Go, go, go! We are at the end of the sound modified second column, which brings us to the sound go, represented in hiragana as ご and katakana as ゴ.

Gogen (ごげん) seems like a good place to start off. This word means ‘etymology’ – the origin of a word – a topic I like discussing. For me this word falls into the realm of highly usable. I sometimes refer to myself as gogen otaku (語源お宅), or etymology geek. When I hear OED, the first thing I think of is Online Etymology Dictionary… then Oxford English Dictionary. To be fair to normal folks, I will give another hiragana word this week.

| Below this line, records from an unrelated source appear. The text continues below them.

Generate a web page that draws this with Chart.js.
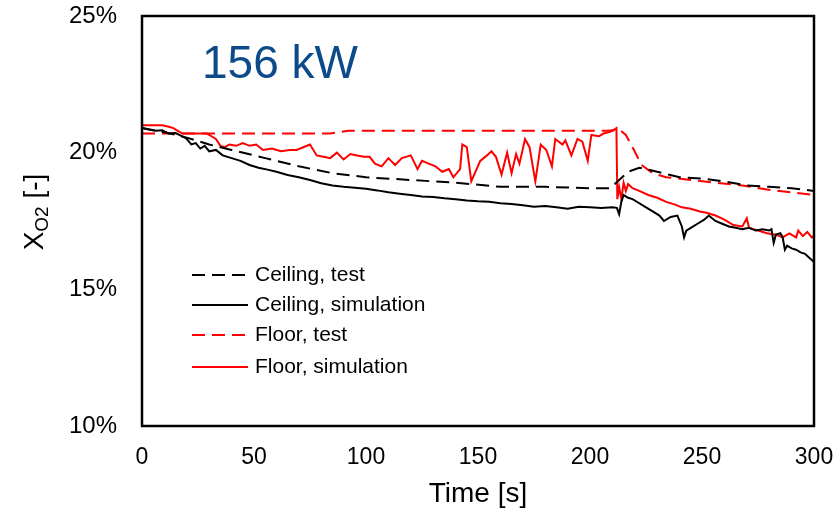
<!DOCTYPE html>
<html>
<head>
<meta charset="utf-8">
<script src="https://cdn.jsdelivr.net/npm/chart.js@4.4.1/dist/chart.umd.min.js"></script>
<style>
  html, body { margin: 0; padding: 0; background: #fff; }
  #wrap { width: 840px; height: 512px; }
</style>
</head>
<body>
<div id="wrap"><canvas id="o2Chart" width="840" height="512"></canvas></div>
<script>
// Ceiling, test (dashed black)
var ceilTestT = [0, 10, 20, 30, 40, 55, 70, 85, 100, 120, 140, 160, 180, 200, 209, 213, 217, 222, 230, 240, 250, 260, 270, 280, 290, 300];
var ceilTestY = [20.9, 20.75, 20.55, 20.3, 20.1, 19.8, 19.5, 19.25, 19.1, 19.0, 18.9, 18.75, 18.75, 18.7, 18.7, 19.0, 19.3, 19.45, 19.3, 19.1, 19.05, 18.95, 18.8, 18.75, 18.7, 18.6];

// Ceiling, simulation (solid black)
var ceilSimT = [0, 3, 6, 9, 12, 15, 18, 20, 22, 24, 26, 28, 30, 33, 36, 40, 44, 48, 52, 56, 60, 65, 70, 75, 80, 85, 90, 95, 100, 105, 110, 115, 120, 125, 130, 135, 140, 145, 150, 155, 160, 165, 170, 175, 180, 185, 190, 195, 200, 205, 210, 212, 213, 214, 215, 217, 219, 222, 225, 228, 231, 233, 236, 239, 241, 242, 243, 245, 248, 251, 253, 256, 259, 262, 265, 268, 271, 274, 277, 280, 281, 282, 283, 285, 286, 287, 288, 290, 292, 294, 296, 298, 300];
var ceilSimY = [20.9, 20.85, 20.8, 20.82, 20.7, 20.72, 20.6, 20.5, 20.3, 20.35, 20.15, 20.25, 20.05, 20.1, 19.9, 19.8, 19.7, 19.55, 19.45, 19.38, 19.3, 19.18, 19.1, 19.0, 18.88, 18.8, 18.75, 18.72, 18.68, 18.62, 18.55, 18.5, 18.45, 18.4, 18.38, 18.33, 18.3, 18.25, 18.22, 18.2, 18.15, 18.12, 18.08, 18.02, 18.05, 18.0, 17.95, 18.02, 18.0, 17.98, 18.0, 17.98, 17.75, 18.2, 18.45, 18.35, 18.3, 18.15, 18.0, 17.85, 17.7, 17.5, 17.65, 17.7, 17.3, 16.9, 17.15, 17.25, 17.4, 17.55, 17.7, 17.5, 17.4, 17.3, 17.25, 17.2, 17.25, 17.15, 17.2, 17.15, 17.2, 16.7, 17.0, 17.05, 16.9, 16.45, 16.6, 16.5, 16.45, 16.35, 16.3, 16.15, 16.0];

// Floor, test (dashed red)
var floorTestT = [0, 40, 84, 92, 150, 208, 213, 216, 219, 223, 228, 234, 245, 256, 268, 279, 290, 300];
var floorTestY = [20.7, 20.7, 20.7, 20.8, 20.8, 20.8, 20.85, 20.65, 20.2, 19.55, 19.25, 19.1, 19.0, 18.9, 18.8, 18.65, 18.55, 18.45];

// Floor, simulation (solid red)
var floorSimT = [0, 5, 9, 12, 14, 16, 18, 25, 29, 31, 33, 35, 37, 39, 42, 45, 48, 51, 54, 58, 62, 66, 69, 72, 75, 78, 81, 84, 87, 90, 93, 96, 99, 101.6, 104, 107, 110, 113, 116, 120, 123, 125, 128, 131, 134, 137, 139, 142, 143, 145, 147, 151, 154, 156, 158, 160.5, 163, 165, 167, 168.5, 171, 173, 175.6, 178, 180.5, 183, 184.5, 187.7, 189, 191.7, 194.4, 196.6, 199, 200.6, 204, 206, 208.6, 210, 211.8, 212.2, 213, 214, 215, 216, 217, 219, 222, 226, 230, 234, 238, 241, 245, 249, 252, 256, 260, 264, 268, 270, 271, 275, 279, 283, 286, 289, 292, 293, 295, 297, 299, 300];
var floorSimY = [21.0, 21.0, 21.0, 20.95, 20.9, 20.8, 20.7, 20.7, 20.7, 20.6, 20.5, 20.25, 20.2, 20.3, 20.25, 20.35, 20.25, 20.3, 20.1, 20.15, 20.05, 20.1, 20.1, 20.2, 20.3, 19.9, 19.85, 19.8, 20.0, 19.75, 19.95, 19.9, 19.85, 19.85, 19.6, 19.5, 19.8, 19.55, 19.8, 19.9, 19.4, 19.7, 19.6, 19.5, 19.3, 19.4, 19.1, 19.4, 20.3, 20.2, 18.95, 19.7, 19.9, 20.05, 19.85, 19.2, 20.0, 19.25, 19.95, 19.6, 20.5, 20.2, 18.95, 20.3, 20.1, 19.5, 20.5, 20.3, 20.45, 19.9, 20.5, 20.4, 19.7, 20.65, 20.6, 20.7, 20.75, 20.8, 20.9, 18.3, 18.75, 18.3, 18.9, 18.6, 18.85, 18.7, 18.6, 18.45, 18.35, 18.2, 18.1, 18.0, 17.95, 17.85, 17.8, 17.7, 17.55, 17.35, 17.3, 17.6, 17.25, 17.15, 17.05, 17.0, 16.9, 17.05, 16.9, 17.15, 16.95, 17.1, 16.9, 16.95];

var yTicks = [10, 15, 20, 25];
var xTicks = [0, 50, 100, 150, 200, 250, 300];

var seriesNames = ['Ceiling, test', 'Ceiling, simulation', 'Floor, test', 'Floor, simulation'];

function pts(t, y) {
    return t.map(function(v, i) { return { x: v, y: y[i] }; });
}

var FONT = 'Arial, "Liberation Sans", sans-serif';

// frame, title, axis titles and legend
var decor = {
    id: 'decor',
    afterDraw: function(chart) {
        var c = chart.ctx;
        var a = chart.chartArea;
        c.save();
        c.strokeStyle = '#000';
        c.lineWidth = 2.5;
        c.strokeRect(a.left, a.top, a.right - a.left, a.bottom - a.top);

        c.fillStyle = '#0C4A8A';
        c.font = '46px ' + FONT;
        c.textBaseline = 'alphabetic';
        c.textAlign = 'left';
        c.fillText('156 kW', 202, 78);

        c.fillStyle = '#000';
        c.font = '28px ' + FONT;
        c.textAlign = 'center';
        c.fillText('Time [s]', (a.left + a.right) / 2, 502);

        // y title with subscript
        c.save();
        c.translate(43, 212);
        c.rotate(-Math.PI / 2);
        c.textAlign = 'left';
        c.font = '28px ' + FONT;
        var w1 = c.measureText('X').width;
        c.font = '19px ' + FONT;
        var w2 = c.measureText('O2').width;
        c.font = '28px ' + FONT;
        var w3 = c.measureText(' [-]').width;
        var x0 = -(w1 + w2 + w3) / 2;
        c.fillText('X', x0, 0);
        c.font = '19px ' + FONT;
        c.fillText('O2', x0 + w1, 5);
        c.font = '28px ' + FONT;
        c.fillText(' [-]', x0 + w1 + w2, 0);
        c.restore();

        // legend
        c.font = '21px ' + FONT;
        c.textAlign = 'left';
        c.textBaseline = 'middle';
        var ly = [275, 305, 335, 367];
        chart.data.datasets.forEach(function(ds, i) {
            c.beginPath();
            c.strokeStyle = ds.borderColor;
            c.lineWidth = 2;
            c.setLineDash(ds.borderDash || []);
            c.moveTo(192, ly[i]);
            c.lineTo(248, ly[i]);
            c.stroke();
            c.setLineDash([]);
            c.fillStyle = '#000';
            c.fillText(ds.label, 255, ly[i]);
        });
        c.restore();
    }
};

var ctx = document.getElementById('o2Chart').getContext('2d');
var chart = new Chart(ctx, {
    type: 'line',
    data: {
        datasets: [
            { label: seriesNames[0], data: pts(ceilTestT, ceilTestY), borderColor: '#000000', borderWidth: 2, borderDash: [13, 7] },
            { label: seriesNames[1], data: pts(ceilSimT, ceilSimY), borderColor: '#000000', borderWidth: 2 },
            { label: seriesNames[2], data: pts(floorTestT, floorTestY), borderColor: '#FF0000', borderWidth: 2, borderDash: [13, 7] },
            { label: seriesNames[3], data: pts(floorSimT, floorSimY), borderColor: '#FF0000', borderWidth: 2 }
        ]
    },
    options: {
        responsive: false,
        animation: false,
        parsing: false,
        elements: { point: { radius: 0 }, line: { tension: 0, fill: false } },
        layout: { padding: { top: 16, right: 26, left: 0, bottom: 0 } },
        plugins: {
            legend: { display: false },
            tooltip: { enabled: false }
        },
        scales: {
            x: {
                type: 'linear',
                min: 0,
                max: 300,
                grid: { display: false, drawTicks: false },
                border: { display: false },
                afterBuildTicks: function(s) { s.ticks = xTicks.map(function(v) { return { value: v }; }); },
                ticks: { color: '#000', padding: 18, maxRotation: 0, font: { size: 23, family: FONT } },
                afterFit: function(s) { s.height = 86; s.paddingLeft = 0; s.paddingRight = 0; }
            },
            y: {
                min: 10,
                max: 25,
                grid: { display: false, drawTicks: false },
                border: { display: false },
                afterBuildTicks: function(s) { s.ticks = yTicks.map(function(v) { return { value: v }; }); },
                ticks: {
                    color: '#000',
                    padding: 25,
                    font: { size: 24, family: FONT },
                    callback: function(v) { return v + '%'; }
                },
                afterFit: function(s) { s.width = 142; s.paddingTop = 0; s.paddingBottom = 0; }
            }
        }
    },
    plugins: [decor]
});
</script>
</body>
</html>
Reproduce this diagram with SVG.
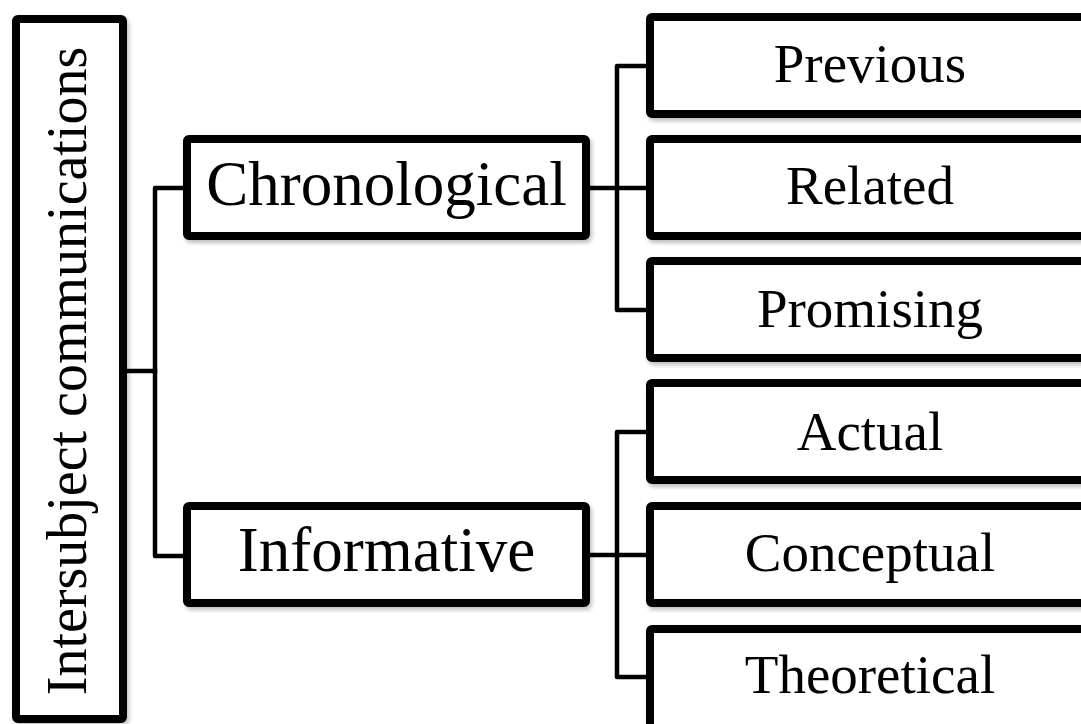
<svg xmlns="http://www.w3.org/2000/svg" width="1081" height="724" viewBox="0 0 1081 724">
<defs>
<filter id="sh" x="-5%" y="-5%" width="115%" height="115%">
<feDropShadow dx="2" dy="3" stdDeviation="2" flood-color="#000" flood-opacity="0.25"/>
</filter>
<style>
.box{fill:#fff;stroke:#000;stroke-width:8;stroke-linejoin:round;filter:url(#sh)}
.lbl{font-family:"Liberation Serif","Times New Roman",serif;fill:#000;text-anchor:middle}
.mid{font-size:63px}
.leaf{font-size:55px}
.root{font-size:56px}
.conn{fill:none;stroke:#000;stroke-width:4.5;stroke-linejoin:round;stroke-linecap:square}
</style>
</defs>
<rect width="1081" height="724" fill="#fff"/>
<g id="connectors">
<path class="conn" d="M127 371 H155"/>
<path class="conn" d="M183 188 H155 V556 H183"/>
<path class="conn" d="M590 188 H646"/>
<path class="conn" d="M646 66 H617 V310 H646"/>
<path class="conn" d="M590 555 H646"/>
<path class="conn" d="M646 432 H617 V677 H646"/>
</g>
<g id="root">
<rect class="box" x="16" y="19" width="107" height="700" rx="2"/>
<text class="lbl root" transform="translate(86,371) rotate(-90)">Intersubject communications</text>
</g>
<g id="chronological">
<rect class="box" x="187" y="139" width="399" height="97" rx="2"/>
<text class="lbl mid" x="386.5" y="205">Chronological</text>
</g>
<g id="informative">
<rect class="box" x="187" y="506" width="399" height="97" rx="2"/>
<text class="lbl mid" x="386.5" y="571">Informative</text>
</g>
<g id="previous">
<rect class="box" x="650" y="17" width="440" height="97" rx="2"/>
<text class="lbl leaf" x="870" y="82">Previous</text>
</g>
<g id="related">
<rect class="box" x="650" y="139" width="440" height="97" rx="2"/>
<text class="lbl leaf" x="870" y="204">Related</text>
</g>
<g id="promising">
<rect class="box" x="650" y="261" width="440" height="97" rx="2"/>
<text class="lbl leaf" x="870" y="327">Promising</text>
</g>
<g id="actual">
<rect class="box" x="650" y="383" width="440" height="97" rx="2"/>
<text class="lbl leaf" x="870" y="450">Actual</text>
</g>
<g id="conceptual">
<rect class="box" x="650" y="506" width="440" height="97" rx="2"/>
<text class="lbl leaf" x="870" y="571">Conceptual</text>
</g>
<g id="theoretical">
<rect class="box" x="650" y="629" width="440" height="110" rx="2"/>
<text class="lbl leaf" x="870" y="693">Theoretical</text>
</g>
</svg>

Gobugobu (ごぶごぶ) comes from one of the Japanese ways to do math. Bu is a part, specifically one of ten parts, so gobu is one half (five parts of ten). Gobugobu is a way to say “fifty-fifty”. This could be very convenient when people are asking you questions and you are uncertain of your chances. We can write it in kanji as 五分五分.

Gojira (ゴジラ) makes the list for my katakana word. This is the Japanese way to say Godzilla. It’s a little silly, but I think many foreigners who come to Japan, talk about Godzilla at some point. If you pronounce it in English, nobody will understand you until you act it out with some roaring and parading about trashing high-tension wires. You’ll find it much easier to use the original Japanese name. Also, it is the nickname for Hideki Matsui (松井秀喜) of the New York Yankees. He comes up a lot in conversation because he is almost as great as Ichiro Suzuki (鈴木一朗).

Go is also an honorific prefix, like ‘o’. It appears in polite speech and writing, usually when the word is using an on reading, based on the Chinese sounds. I like writing it in kanji, 御, although it often gets written in hiragana because that’s simpler. Not only simpler to write, but ‘o’ gets written with the same kanji, so sometimes it is hard to read.